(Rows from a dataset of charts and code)
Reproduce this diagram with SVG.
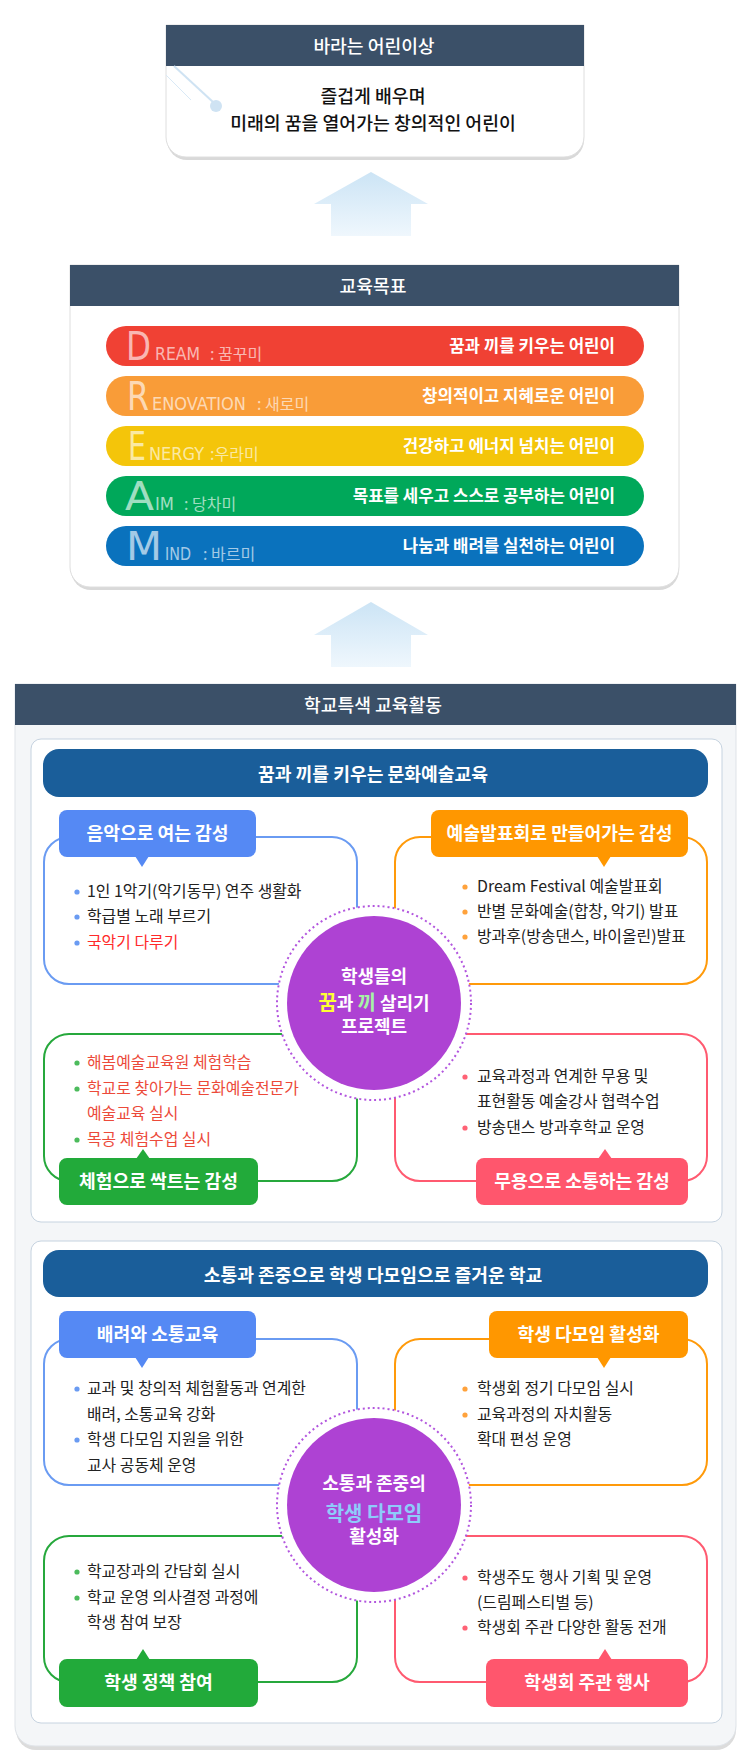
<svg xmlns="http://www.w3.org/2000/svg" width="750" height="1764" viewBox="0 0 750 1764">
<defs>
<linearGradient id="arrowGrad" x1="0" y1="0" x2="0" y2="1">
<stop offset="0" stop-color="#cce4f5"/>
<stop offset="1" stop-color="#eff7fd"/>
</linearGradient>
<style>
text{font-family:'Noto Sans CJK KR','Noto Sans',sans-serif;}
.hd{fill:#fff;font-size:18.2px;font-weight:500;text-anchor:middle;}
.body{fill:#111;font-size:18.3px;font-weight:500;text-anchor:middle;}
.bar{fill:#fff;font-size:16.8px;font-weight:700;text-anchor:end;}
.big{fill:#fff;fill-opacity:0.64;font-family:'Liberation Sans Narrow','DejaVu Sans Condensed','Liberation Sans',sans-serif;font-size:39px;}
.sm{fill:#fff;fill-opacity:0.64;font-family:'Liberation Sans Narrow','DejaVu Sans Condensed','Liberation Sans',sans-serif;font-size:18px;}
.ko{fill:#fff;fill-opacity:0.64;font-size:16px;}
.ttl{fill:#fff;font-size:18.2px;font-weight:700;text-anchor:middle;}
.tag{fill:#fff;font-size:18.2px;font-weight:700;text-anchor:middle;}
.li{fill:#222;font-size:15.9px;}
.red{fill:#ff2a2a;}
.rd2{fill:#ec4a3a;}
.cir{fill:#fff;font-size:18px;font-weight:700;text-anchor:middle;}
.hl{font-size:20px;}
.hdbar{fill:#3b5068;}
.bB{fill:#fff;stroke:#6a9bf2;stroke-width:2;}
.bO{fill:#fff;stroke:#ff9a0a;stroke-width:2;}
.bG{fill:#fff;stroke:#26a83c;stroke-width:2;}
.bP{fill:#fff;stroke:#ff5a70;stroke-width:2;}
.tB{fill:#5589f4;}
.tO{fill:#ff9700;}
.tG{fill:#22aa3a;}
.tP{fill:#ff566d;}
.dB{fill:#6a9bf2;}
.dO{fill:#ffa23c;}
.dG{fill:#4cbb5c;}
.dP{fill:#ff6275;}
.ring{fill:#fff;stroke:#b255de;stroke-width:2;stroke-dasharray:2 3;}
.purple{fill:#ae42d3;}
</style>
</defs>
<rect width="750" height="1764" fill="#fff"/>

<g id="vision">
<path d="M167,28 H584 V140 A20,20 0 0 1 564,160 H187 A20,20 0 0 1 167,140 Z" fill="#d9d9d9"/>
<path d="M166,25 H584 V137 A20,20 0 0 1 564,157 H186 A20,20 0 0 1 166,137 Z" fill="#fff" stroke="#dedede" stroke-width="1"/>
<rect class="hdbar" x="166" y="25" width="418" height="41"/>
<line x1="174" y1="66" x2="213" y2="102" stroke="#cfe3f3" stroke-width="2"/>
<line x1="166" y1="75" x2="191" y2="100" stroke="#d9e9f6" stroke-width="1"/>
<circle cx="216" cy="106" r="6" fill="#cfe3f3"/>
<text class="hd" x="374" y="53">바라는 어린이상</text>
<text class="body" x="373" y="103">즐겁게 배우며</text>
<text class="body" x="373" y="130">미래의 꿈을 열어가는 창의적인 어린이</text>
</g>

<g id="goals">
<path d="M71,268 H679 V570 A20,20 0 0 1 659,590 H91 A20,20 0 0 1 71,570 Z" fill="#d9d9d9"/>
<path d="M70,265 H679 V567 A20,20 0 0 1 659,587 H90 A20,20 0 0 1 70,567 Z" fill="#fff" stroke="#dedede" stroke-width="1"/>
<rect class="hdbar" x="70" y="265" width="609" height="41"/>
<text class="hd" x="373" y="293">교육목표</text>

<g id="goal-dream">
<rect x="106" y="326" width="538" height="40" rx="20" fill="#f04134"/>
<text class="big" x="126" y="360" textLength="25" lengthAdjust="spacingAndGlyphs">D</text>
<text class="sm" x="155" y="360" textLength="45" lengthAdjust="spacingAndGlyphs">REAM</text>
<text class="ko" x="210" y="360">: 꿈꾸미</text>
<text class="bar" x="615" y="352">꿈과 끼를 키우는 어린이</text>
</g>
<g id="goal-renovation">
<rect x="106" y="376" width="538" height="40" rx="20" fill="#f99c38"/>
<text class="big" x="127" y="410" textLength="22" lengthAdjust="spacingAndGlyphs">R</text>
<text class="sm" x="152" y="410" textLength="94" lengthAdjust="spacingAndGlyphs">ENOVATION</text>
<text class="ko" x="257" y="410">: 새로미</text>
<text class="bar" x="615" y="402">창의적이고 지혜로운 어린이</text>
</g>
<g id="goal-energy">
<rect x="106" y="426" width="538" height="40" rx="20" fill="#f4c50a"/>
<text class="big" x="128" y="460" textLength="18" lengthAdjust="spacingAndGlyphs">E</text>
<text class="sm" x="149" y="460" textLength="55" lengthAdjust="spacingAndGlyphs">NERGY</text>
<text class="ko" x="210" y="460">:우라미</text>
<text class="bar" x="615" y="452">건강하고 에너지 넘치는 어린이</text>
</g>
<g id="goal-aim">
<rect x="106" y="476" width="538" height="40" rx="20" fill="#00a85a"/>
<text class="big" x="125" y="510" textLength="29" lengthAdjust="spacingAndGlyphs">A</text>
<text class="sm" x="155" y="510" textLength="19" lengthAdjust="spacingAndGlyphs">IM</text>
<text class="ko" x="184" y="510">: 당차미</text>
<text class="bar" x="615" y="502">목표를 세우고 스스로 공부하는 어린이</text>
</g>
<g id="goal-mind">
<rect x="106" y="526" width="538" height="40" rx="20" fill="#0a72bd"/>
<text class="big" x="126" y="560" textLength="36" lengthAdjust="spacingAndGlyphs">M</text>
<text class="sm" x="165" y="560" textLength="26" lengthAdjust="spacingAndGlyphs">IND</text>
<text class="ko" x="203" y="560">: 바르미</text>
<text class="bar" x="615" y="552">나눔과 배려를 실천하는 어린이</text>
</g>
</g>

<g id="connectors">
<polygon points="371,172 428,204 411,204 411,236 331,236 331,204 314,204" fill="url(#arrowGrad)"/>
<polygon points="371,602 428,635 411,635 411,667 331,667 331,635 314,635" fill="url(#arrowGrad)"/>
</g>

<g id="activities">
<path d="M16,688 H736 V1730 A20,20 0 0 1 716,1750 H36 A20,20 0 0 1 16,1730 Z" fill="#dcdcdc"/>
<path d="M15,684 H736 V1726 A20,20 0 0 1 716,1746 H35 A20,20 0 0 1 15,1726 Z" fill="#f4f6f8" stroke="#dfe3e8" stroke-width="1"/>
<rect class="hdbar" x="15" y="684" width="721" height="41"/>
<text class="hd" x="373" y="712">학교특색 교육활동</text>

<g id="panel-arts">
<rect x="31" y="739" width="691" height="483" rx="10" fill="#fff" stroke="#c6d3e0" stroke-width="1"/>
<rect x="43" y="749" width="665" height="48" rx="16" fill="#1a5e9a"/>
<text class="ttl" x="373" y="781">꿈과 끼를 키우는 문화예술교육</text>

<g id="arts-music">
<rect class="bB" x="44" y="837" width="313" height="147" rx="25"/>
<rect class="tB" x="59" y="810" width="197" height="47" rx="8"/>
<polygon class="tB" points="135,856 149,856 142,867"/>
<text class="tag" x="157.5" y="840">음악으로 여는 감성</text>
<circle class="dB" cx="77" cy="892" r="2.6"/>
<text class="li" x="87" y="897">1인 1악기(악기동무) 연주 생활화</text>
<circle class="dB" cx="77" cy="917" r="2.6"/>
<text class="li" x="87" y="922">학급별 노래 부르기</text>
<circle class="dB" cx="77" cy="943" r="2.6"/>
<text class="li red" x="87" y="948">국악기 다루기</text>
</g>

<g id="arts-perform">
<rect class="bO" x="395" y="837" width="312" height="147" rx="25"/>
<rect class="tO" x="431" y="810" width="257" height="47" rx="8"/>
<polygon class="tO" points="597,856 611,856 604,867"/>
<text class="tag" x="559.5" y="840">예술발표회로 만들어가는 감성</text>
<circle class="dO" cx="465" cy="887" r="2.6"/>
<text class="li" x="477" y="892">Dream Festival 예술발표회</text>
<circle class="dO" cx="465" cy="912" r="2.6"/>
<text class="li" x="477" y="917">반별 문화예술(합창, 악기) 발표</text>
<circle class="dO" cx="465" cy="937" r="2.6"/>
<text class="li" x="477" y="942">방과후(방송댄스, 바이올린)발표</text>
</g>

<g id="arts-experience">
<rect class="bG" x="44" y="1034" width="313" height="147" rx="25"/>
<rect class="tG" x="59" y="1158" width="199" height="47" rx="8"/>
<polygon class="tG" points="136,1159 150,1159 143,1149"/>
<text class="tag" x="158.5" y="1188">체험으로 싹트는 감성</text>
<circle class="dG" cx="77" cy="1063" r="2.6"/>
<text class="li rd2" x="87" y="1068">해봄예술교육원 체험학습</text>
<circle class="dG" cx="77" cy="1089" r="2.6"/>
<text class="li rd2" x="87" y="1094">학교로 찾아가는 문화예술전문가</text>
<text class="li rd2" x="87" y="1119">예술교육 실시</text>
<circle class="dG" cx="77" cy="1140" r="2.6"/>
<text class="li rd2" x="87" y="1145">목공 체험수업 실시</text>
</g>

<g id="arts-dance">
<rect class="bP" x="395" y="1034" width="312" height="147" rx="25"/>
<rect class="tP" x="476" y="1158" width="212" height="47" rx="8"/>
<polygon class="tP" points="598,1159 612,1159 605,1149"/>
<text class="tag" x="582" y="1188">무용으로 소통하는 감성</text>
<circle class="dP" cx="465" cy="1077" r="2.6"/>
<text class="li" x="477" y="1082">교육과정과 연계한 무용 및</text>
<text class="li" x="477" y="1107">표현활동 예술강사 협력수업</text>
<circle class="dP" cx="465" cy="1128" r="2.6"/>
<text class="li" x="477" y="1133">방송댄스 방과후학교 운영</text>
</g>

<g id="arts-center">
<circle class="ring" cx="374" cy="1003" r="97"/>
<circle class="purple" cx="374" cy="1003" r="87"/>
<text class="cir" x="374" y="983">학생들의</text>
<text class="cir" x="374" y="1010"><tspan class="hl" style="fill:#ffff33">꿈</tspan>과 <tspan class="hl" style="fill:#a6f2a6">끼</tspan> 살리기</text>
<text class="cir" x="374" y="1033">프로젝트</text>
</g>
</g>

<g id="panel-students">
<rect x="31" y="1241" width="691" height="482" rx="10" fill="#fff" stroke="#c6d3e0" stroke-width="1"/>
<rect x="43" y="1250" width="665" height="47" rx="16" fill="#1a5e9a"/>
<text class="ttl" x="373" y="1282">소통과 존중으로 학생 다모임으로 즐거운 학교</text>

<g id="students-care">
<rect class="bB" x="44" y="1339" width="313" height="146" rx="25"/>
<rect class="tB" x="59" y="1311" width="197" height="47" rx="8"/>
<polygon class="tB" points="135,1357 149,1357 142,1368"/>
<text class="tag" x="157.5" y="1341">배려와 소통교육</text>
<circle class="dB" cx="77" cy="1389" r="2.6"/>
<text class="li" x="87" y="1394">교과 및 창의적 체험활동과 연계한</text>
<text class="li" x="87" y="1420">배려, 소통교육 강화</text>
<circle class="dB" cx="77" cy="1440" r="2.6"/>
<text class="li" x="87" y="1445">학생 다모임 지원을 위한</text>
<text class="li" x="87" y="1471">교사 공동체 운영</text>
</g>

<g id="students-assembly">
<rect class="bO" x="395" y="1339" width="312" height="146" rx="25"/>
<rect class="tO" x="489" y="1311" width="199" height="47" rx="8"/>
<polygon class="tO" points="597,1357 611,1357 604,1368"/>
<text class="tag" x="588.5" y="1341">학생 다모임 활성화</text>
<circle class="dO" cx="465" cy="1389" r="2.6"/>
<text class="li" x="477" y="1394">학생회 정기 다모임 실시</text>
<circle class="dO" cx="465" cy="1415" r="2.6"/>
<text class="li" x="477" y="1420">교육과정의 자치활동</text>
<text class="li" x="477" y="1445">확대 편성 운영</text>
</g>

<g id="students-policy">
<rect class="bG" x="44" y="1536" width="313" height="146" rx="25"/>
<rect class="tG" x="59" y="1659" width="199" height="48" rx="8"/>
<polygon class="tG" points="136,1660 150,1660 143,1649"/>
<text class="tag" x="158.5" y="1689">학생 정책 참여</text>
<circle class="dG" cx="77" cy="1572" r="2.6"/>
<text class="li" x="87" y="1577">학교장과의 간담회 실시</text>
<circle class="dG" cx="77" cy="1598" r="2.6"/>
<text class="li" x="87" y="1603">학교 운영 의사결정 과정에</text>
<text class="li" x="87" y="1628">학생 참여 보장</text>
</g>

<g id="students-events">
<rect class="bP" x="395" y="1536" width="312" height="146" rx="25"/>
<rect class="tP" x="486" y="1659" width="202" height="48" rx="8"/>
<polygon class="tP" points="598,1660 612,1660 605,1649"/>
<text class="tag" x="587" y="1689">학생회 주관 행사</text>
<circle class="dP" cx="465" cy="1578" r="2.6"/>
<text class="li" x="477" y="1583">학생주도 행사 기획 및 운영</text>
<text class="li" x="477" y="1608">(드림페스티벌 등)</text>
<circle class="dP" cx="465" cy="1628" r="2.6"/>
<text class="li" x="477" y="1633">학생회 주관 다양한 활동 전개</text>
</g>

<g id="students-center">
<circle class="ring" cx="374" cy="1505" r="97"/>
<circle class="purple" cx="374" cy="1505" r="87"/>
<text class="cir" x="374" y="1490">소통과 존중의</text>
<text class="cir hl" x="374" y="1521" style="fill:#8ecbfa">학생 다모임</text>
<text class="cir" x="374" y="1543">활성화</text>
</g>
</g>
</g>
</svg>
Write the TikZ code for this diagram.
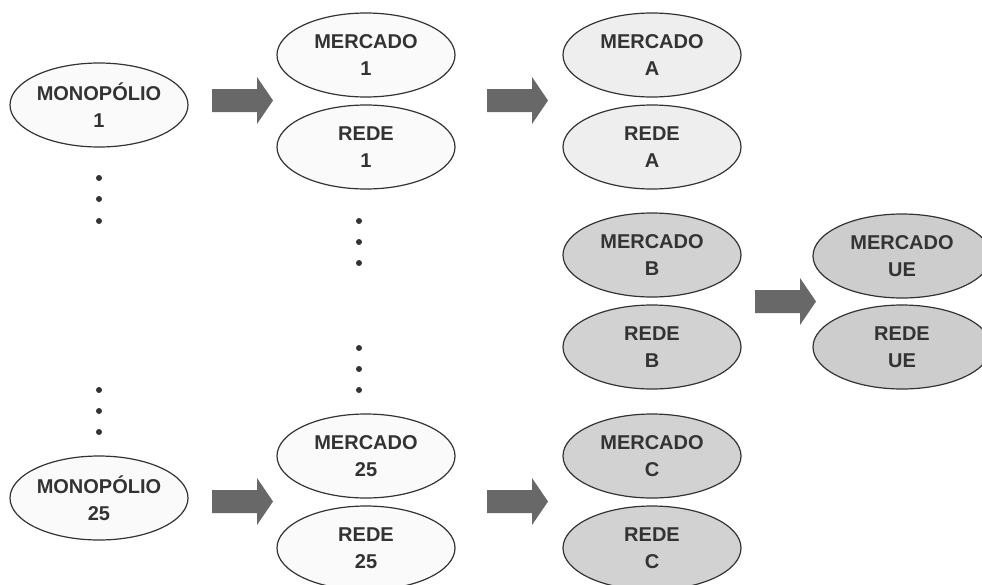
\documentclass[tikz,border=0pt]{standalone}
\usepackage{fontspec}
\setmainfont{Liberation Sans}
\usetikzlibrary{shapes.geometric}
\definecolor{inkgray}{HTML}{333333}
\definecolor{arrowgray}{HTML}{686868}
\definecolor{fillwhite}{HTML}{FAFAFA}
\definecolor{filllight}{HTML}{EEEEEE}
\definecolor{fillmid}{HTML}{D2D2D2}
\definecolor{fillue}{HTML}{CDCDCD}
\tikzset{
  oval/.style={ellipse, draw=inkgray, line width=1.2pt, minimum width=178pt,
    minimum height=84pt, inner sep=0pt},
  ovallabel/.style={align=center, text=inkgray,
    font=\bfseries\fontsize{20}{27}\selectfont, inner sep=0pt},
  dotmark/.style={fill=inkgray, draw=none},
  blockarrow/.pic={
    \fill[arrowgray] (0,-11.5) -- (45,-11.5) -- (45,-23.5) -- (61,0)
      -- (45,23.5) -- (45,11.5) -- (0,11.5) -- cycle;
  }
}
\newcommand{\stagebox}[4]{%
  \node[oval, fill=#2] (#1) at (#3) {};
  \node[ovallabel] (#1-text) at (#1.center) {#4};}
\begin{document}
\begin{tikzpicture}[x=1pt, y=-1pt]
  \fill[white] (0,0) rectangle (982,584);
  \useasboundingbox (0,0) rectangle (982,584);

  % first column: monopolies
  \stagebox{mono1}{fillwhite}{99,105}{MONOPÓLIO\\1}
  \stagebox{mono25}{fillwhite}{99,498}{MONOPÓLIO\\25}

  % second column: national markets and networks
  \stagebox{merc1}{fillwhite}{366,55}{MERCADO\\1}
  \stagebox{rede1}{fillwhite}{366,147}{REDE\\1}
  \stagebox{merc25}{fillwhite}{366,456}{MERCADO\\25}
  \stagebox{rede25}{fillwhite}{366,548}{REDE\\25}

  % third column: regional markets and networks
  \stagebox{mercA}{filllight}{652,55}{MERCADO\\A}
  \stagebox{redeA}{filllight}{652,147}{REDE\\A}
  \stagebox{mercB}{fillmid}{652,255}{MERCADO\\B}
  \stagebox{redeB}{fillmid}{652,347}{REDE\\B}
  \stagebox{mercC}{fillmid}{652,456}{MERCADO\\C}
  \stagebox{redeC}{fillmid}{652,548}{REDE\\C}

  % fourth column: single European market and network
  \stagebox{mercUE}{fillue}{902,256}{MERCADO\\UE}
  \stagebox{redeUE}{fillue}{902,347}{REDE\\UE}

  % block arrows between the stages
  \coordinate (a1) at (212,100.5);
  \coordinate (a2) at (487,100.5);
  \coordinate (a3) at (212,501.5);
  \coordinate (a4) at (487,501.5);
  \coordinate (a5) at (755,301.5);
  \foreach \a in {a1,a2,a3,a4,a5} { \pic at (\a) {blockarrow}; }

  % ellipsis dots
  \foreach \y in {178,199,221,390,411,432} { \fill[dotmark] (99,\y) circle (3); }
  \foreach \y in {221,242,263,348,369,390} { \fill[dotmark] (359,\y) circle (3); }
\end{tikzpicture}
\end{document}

→ **Do this**: Pull out all lines from the listing that contain the string "diagram".

→ **Answer to the task**:
Reproduce this diagram with SVG.
Write the TikZ code for this diagram.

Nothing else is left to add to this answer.